AIM OF THE EXERCISE: Repeat every record below exactly, omitting any pictures.

═════ DATASET RECORDS

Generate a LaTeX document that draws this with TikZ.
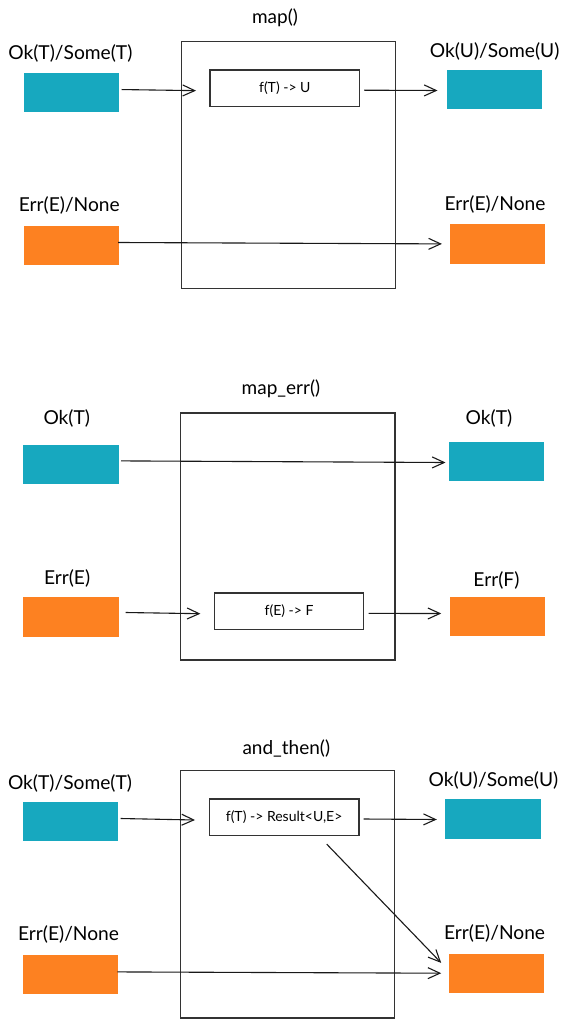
\documentclass[tikz,border=0pt]{standalone}
\usepackage{fontspec}
\setmainfont{Lato}
\usetikzlibrary{arrows.meta}
\definecolor{tealc}{HTML}{17A8BF}
\definecolor{orangec}{HTML}{FD8121}
\definecolor{linec}{HTML}{333333}
\tikzset{
  bigbox/.style={draw=linec, line width=1.4pt, anchor=north west, inner sep=0pt},
  fbox/.style={draw=linec, line width=1.4pt, anchor=north west, inner sep=0pt, font=\fontsize{14}{16}\selectfont},
  tealbox/.style={fill=tealc, anchor=north west, inner sep=0pt},
  orangebox/.style={fill=orangec, anchor=north west, inner sep=0pt},
  lbl/.style={font=\fontsize{19.2}{21}\selectfont, inner sep=0pt},
  ttl/.style={font=\fontsize{19}{21}\selectfont, inner sep=0pt},
  arr/.style={draw=black!90, line width=1.1pt, -{Straight Barb[length=12pt,width=11pt,line width=1.1pt]}}
}
\begin{document}
\begin{tikzpicture}[x=1pt,y=-1pt]
\useasboundingbox (0,0) rectangle (566,1024);
% ---------- Section 1: map() ----------
\node[ttl] (t1) at (275,18) {map()};
\node[bigbox, minimum width=214.5pt, minimum height=247.3pt] (big1) at (180.5,40.7) {};
\node[tealbox, minimum width=95.3pt, minimum height=39.3pt] (okL1) at (23.5,72.7) {};
\node[lbl] (lokL1) at (70.4,53.3) {Ok(T)/Some(T)};
\node[fbox, minimum width=149.4pt, minimum height=36.7pt] (f1) at (209.4,69.3) {f(T) -> U};
\node[tealbox, minimum width=94.9pt, minimum height=39.6pt] (okR1) at (446.6,69.7) {};
\node[lbl] (lokR1) at (494.6,51) {Ok(U)/Some(U)};
\node[orangebox, minimum width=95.3pt, minimum height=38.6pt] (errL1) at (23.5,225.7) {};
\node[lbl] (lerrL1) at (69.3,205) {Err(E)/None};
\node[orangebox, minimum width=95pt, minimum height=39.4pt] (errR1) at (449.8,224.3) {};
\node[lbl] (lerrR1) at (495,204.3) {Err(E)/None};
\draw[arr] ([xshift=2.5pt,yshift=3pt]okL1.east) -- ([xshift=-13.4pt,yshift=-2.3pt]f1.west);
\draw[arr] ([xshift=4pt,yshift=-1.85pt]f1.east) -- ([xshift=-9.1pt,yshift=-0.8pt]okR1.west);
\draw[arr] ([xshift=-1.1pt,yshift=2.7pt]errL1.east) -- ([xshift=-7.9pt,yshift=0.3pt]errR1.west);
% ---------- Section 2: map_err() ----------
\node[ttl] (t2) at (280.9,388.3) {map\_err()};
\node[bigbox, minimum width=214.4pt, minimum height=247pt] (big2) at (179.8,412.3) {};
\node[tealbox, minimum width=95.3pt, minimum height=39.4pt] (okL2) at (23.1,444.3) {};
\node[lbl] (lokL2) at (66.8,418.3) {Ok(T)};
\node[tealbox, minimum width=95pt, minimum height=39.3pt] (okR2) at (448.7,441.7) {};
\node[lbl] (lokR2) at (489,418.3) {Ok(T)};
\node[orangebox, minimum width=95.3pt, minimum height=39.3pt] (errL2) at (23.1,597) {};
\node[lbl] (lerrL2) at (67.1,578.3) {Err(E)};
\node[fbox, minimum width=148.8pt, minimum height=36.7pt] (f2) at (214,592.3) {f(E) -> F};
\node[orangebox, minimum width=94.9pt, minimum height=39.4pt] (errR2) at (449.5,596.3) {};
\node[lbl] (lerrR2) at (496.4,580.7) {Err(F)};
\draw[arr] ([xshift=2.2pt,yshift=3.3pt]okL2.east) -- ([xshift=-3.2pt,yshift=-0.95pt]okR2.west);
\draw[arr] ([xshift=6.9pt,yshift=4.35pt]errL2.east) -- ([xshift=-13.6pt,yshift=-2.35pt]f2.west);
\draw[arr] ([xshift=4.3pt,yshift=-2.05pt]f2.east) -- ([xshift=-8.3pt,yshift=2.7pt]errR2.west);
% ---------- Section 3: and_then() ----------
\node[ttl] (t3) at (286.3,748.3) {and\_then()};
\node[bigbox, minimum width=214.1pt, minimum height=247.3pt] (big3) at (179.8,770) {};
\node[tealbox, minimum width=95.3pt, minimum height=39.3pt] (okL3) at (22.7,801.7) {};
\node[lbl] (lokL3) at (70,783.3) {Ok(T)/Some(T)};
\node[fbox, minimum width=149.4pt, minimum height=36.7pt] (f3) at (208.7,798.3) {f(T) -> Result<U,E>};
\node[tealbox, minimum width=95.3pt, minimum height=39.7pt] (okR3) at (445.1,799) {};
\node[lbl] (lokR3) at (493.5,780) {Ok(U)/Some(U)};
\node[orangebox, minimum width=95.3pt, minimum height=39.4pt] (errL3) at (22.7,954.3) {};
\node[lbl] (lerrL3) at (68.6,934.3) {Err(E)/None};
\node[orangebox, minimum width=95.3pt, minimum height=39.3pt] (errR3) at (448.7,953.7) {};
\node[lbl] (lerrR3) at (494.6,933.3) {Err(E)/None};
\draw[arr] ([xshift=2.2pt,yshift=3.05pt]okL3.east) -- ([xshift=-13.7pt,yshift=-2.65pt]f3.west);
\draw[arr] ([xshift=4pt,yshift=-1.65pt]f3.east) -- ([xshift=-8.3pt,yshift=-0.45pt]okR3.west);
\draw[arr] ([xshift=42.6pt,yshift=-7.7pt]f3.south) -- ([xshift=-7.5pt,yshift=10.65pt]errR3.west);
\draw[arr] ([xshift=-1pt,yshift=2.3pt]errL3.east) -- ([xshift=-7.5pt,yshift=0.35pt]errR3.west);
\end{tikzpicture}
\end{document}
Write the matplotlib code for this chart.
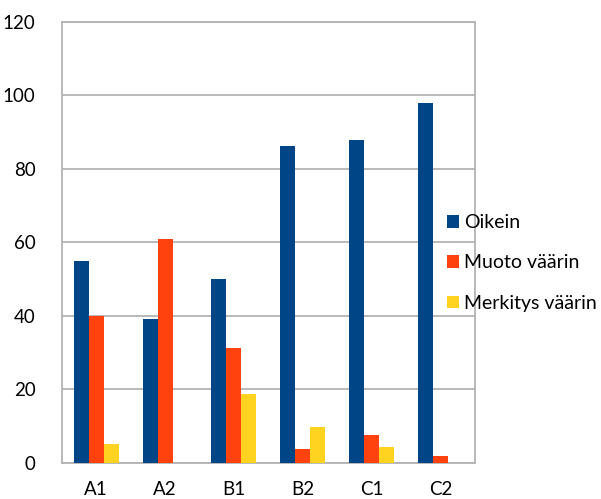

══════════

RESULT FOR THIS TASK:
Generate a LaTeX document that draws this with TikZ.
\documentclass[tikz,border=0pt]{standalone}
\usepackage{fontspec}
\setmainfont{Lato}
\usetikzlibrary{arrows.meta}
\definecolor{tealc}{HTML}{17A8BF}
\definecolor{orangec}{HTML}{FD8121}
\definecolor{linec}{HTML}{333333}
\tikzset{
  bigbox/.style={draw=linec, line width=1.4pt, anchor=north west, inner sep=0pt},
  fbox/.style={draw=linec, line width=1.4pt, anchor=north west, inner sep=0pt, font=\fontsize{14}{16}\selectfont},
  tealbox/.style={fill=tealc, anchor=north west, inner sep=0pt},
  orangebox/.style={fill=orangec, anchor=north west, inner sep=0pt},
  lbl/.style={font=\fontsize{19.2}{21}\selectfont, inner sep=0pt},
  ttl/.style={font=\fontsize{19}{21}\selectfont, inner sep=0pt},
  arr/.style={draw=black!90, line width=1.1pt, -{Straight Barb[length=12pt,width=11pt,line width=1.1pt]}}
}
\begin{document}
\begin{tikzpicture}[x=1pt,y=-1pt]
\useasboundingbox (0,0) rectangle (566,1024);
% ---------- Section 1: map() ----------
\node[ttl] (t1) at (275,18) {map()};
\node[bigbox, minimum width=214.5pt, minimum height=247.3pt] (big1) at (180.5,40.7) {};
\node[tealbox, minimum width=95.3pt, minimum height=39.3pt] (okL1) at (23.5,72.7) {};
\node[lbl] (lokL1) at (70.4,53.3) {Ok(T)/Some(T)};
\node[fbox, minimum width=149.4pt, minimum height=36.7pt] (f1) at (209.4,69.3) {f(T) -> U};
\node[tealbox, minimum width=94.9pt, minimum height=39.6pt] (okR1) at (446.6,69.7) {};
\node[lbl] (lokR1) at (494.6,51) {Ok(U)/Some(U)};
\node[orangebox, minimum width=95.3pt, minimum height=38.6pt] (errL1) at (23.5,225.7) {};
\node[lbl] (lerrL1) at (69.3,205) {Err(E)/None};
\node[orangebox, minimum width=95pt, minimum height=39.4pt] (errR1) at (449.8,224.3) {};
\node[lbl] (lerrR1) at (495,204.3) {Err(E)/None};
\draw[arr] ([xshift=2.5pt,yshift=3pt]okL1.east) -- ([xshift=-13.4pt,yshift=-2.3pt]f1.west);
\draw[arr] ([xshift=4pt,yshift=-1.85pt]f1.east) -- ([xshift=-9.1pt,yshift=-0.8pt]okR1.west);
\draw[arr] ([xshift=-1.1pt,yshift=2.7pt]errL1.east) -- ([xshift=-7.9pt,yshift=0.3pt]errR1.west);
% ---------- Section 2: map_err() ----------
\node[ttl] (t2) at (280.9,388.3) {map\_err()};
\node[bigbox, minimum width=214.4pt, minimum height=247pt] (big2) at (179.8,412.3) {};
\node[tealbox, minimum width=95.3pt, minimum height=39.4pt] (okL2) at (23.1,444.3) {};
\node[lbl] (lokL2) at (66.8,418.3) {Ok(T)};
\node[tealbox, minimum width=95pt, minimum height=39.3pt] (okR2) at (448.7,441.7) {};
\node[lbl] (lokR2) at (489,418.3) {Ok(T)};
\node[orangebox, minimum width=95.3pt, minimum height=39.3pt] (errL2) at (23.1,597) {};
\node[lbl] (lerrL2) at (67.1,578.3) {Err(E)};
\node[fbox, minimum width=148.8pt, minimum height=36.7pt] (f2) at (214,592.3) {f(E) -> F};
\node[orangebox, minimum width=94.9pt, minimum height=39.4pt] (errR2) at (449.5,596.3) {};
\node[lbl] (lerrR2) at (496.4,580.7) {Err(F)};
\draw[arr] ([xshift=2.2pt,yshift=3.3pt]okL2.east) -- ([xshift=-3.2pt,yshift=-0.95pt]okR2.west);
\draw[arr] ([xshift=6.9pt,yshift=4.35pt]errL2.east) -- ([xshift=-13.6pt,yshift=-2.35pt]f2.west);
\draw[arr] ([xshift=4.3pt,yshift=-2.05pt]f2.east) -- ([xshift=-8.3pt,yshift=2.7pt]errR2.west);
% ---------- Section 3: and_then() ----------
\node[ttl] (t3) at (286.3,748.3) {and\_then()};
\node[bigbox, minimum width=214.1pt, minimum height=247.3pt] (big3) at (179.8,770) {};
\node[tealbox, minimum width=95.3pt, minimum height=39.3pt] (okL3) at (22.7,801.7) {};
\node[lbl] (lokL3) at (70,783.3) {Ok(T)/Some(T)};
\node[fbox, minimum width=149.4pt, minimum height=36.7pt] (f3) at (208.7,798.3) {f(T) -> Result<U,E>};
\node[tealbox, minimum width=95.3pt, minimum height=39.7pt] (okR3) at (445.1,799) {};
\node[lbl] (lokR3) at (493.5,780) {Ok(U)/Some(U)};
\node[orangebox, minimum width=95.3pt, minimum height=39.4pt] (errL3) at (22.7,954.3) {};
\node[lbl] (lerrL3) at (68.6,934.3) {Err(E)/None};
\node[orangebox, minimum width=95.3pt, minimum height=39.3pt] (errR3) at (448.7,953.7) {};
\node[lbl] (lerrR3) at (494.6,933.3) {Err(E)/None};
\draw[arr] ([xshift=2.2pt,yshift=3.05pt]okL3.east) -- ([xshift=-13.7pt,yshift=-2.65pt]f3.west);
\draw[arr] ([xshift=4pt,yshift=-1.65pt]f3.east) -- ([xshift=-8.3pt,yshift=-0.45pt]okR3.west);
\draw[arr] ([xshift=42.6pt,yshift=-7.7pt]f3.south) -- ([xshift=-7.5pt,yshift=10.65pt]errR3.west);
\draw[arr] ([xshift=-1pt,yshift=2.3pt]errL3.east) -- ([xshift=-7.5pt,yshift=0.35pt]errR3.west);
\end{tikzpicture}
\end{document}
Write the matplotlib code for this chart.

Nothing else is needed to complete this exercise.